▶
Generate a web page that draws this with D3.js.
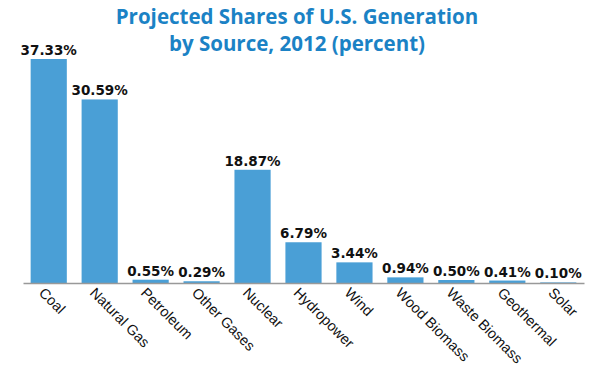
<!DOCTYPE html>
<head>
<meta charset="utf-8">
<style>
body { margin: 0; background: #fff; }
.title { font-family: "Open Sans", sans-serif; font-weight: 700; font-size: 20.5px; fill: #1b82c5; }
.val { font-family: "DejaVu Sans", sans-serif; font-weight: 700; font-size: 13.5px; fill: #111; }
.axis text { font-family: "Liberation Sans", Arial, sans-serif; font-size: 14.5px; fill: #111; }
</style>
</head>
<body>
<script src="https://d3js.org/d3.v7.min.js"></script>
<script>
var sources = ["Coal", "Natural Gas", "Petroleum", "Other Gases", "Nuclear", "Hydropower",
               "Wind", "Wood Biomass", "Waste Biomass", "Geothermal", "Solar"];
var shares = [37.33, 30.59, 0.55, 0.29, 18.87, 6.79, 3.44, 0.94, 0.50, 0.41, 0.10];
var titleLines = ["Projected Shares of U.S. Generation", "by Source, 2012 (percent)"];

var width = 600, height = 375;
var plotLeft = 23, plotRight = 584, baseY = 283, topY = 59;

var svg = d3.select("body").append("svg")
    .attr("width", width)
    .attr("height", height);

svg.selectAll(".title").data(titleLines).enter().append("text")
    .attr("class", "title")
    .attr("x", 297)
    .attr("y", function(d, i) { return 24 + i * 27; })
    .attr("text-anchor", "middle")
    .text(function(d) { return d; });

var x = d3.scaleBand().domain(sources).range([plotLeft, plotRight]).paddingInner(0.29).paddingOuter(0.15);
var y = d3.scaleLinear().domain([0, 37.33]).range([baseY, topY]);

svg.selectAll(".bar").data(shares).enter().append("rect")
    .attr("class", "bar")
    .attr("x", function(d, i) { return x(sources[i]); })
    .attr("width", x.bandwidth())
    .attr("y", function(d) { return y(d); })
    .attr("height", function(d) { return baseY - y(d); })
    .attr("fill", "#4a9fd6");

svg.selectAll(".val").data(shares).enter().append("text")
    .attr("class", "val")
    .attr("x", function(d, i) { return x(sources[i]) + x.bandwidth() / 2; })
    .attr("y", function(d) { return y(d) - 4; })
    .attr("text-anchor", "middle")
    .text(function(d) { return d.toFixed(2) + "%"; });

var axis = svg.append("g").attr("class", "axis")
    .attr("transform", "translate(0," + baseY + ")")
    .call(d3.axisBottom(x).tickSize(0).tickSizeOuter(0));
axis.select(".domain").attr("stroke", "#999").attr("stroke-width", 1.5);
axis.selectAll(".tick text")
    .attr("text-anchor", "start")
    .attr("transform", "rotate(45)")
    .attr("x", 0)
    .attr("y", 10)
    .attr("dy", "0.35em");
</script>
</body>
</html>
◀
### EXERCISE PROMPT
Leave out the pictures and reproduce the rest of the listing exactly.

### FINISHED TASK
Generate a web page that draws this with D3.js.
<!DOCTYPE html>
<head>
<meta charset="utf-8">
<style>
body { margin: 0; background: #fff; }
.title { font-family: "Open Sans", sans-serif; font-weight: 700; font-size: 20.5px; fill: #1b82c5; }
.val { font-family: "DejaVu Sans", sans-serif; font-weight: 700; font-size: 13.5px; fill: #111; }
.axis text { font-family: "Liberation Sans", Arial, sans-serif; font-size: 14.5px; fill: #111; }
</style>
</head>
<body>
<script src="https://d3js.org/d3.v7.min.js"></script>
<script>
var sources = ["Coal", "Natural Gas", "Petroleum", "Other Gases", "Nuclear", "Hydropower",
               "Wind", "Wood Biomass", "Waste Biomass", "Geothermal", "Solar"];
var shares = [37.33, 30.59, 0.55, 0.29, 18.87, 6.79, 3.44, 0.94, 0.50, 0.41, 0.10];
var titleLines = ["Projected Shares of U.S. Generation", "by Source, 2012 (percent)"];

var width = 600, height = 375;
var plotLeft = 23, plotRight = 584, baseY = 283, topY = 59;

var svg = d3.select("body").append("svg")
    .attr("width", width)
    .attr("height", height);

svg.selectAll(".title").data(titleLines).enter().append("text")
    .attr("class", "title")
    .attr("x", 297)
    .attr("y", function(d, i) { return 24 + i * 27; })
    .attr("text-anchor", "middle")
    .text(function(d) { return d; });

var x = d3.scaleBand().domain(sources).range([plotLeft, plotRight]).paddingInner(0.29).paddingOuter(0.15);
var y = d3.scaleLinear().domain([0, 37.33]).range([baseY, topY]);

svg.selectAll(".bar").data(shares).enter().append("rect")
    .attr("class", "bar")
    .attr("x", function(d, i) { return x(sources[i]); })
    .attr("width", x.bandwidth())
    .attr("y", function(d) { return y(d); })
    .attr("height", function(d) { return baseY - y(d); })
    .attr("fill", "#4a9fd6");

svg.selectAll(".val").data(shares).enter().append("text")
    .attr("class", "val")
    .attr("x", function(d, i) { return x(sources[i]) + x.bandwidth() / 2; })
    .attr("y", function(d) { return y(d) - 4; })
    .attr("text-anchor", "middle")
    .text(function(d) { return d.toFixed(2) + "%"; });

var axis = svg.append("g").attr("class", "axis")
    .attr("transform", "translate(0," + baseY + ")")
    .call(d3.axisBottom(x).tickSize(0).tickSizeOuter(0));
axis.select(".domain").attr("stroke", "#999").attr("stroke-width", 1.5);
axis.selectAll(".tick text")
    .attr("text-anchor", "start")
    .attr("transform", "rotate(45)")
    .attr("x", 0)
    .attr("y", 10)
    .attr("dy", "0.35em");
</script>
</body>
</html>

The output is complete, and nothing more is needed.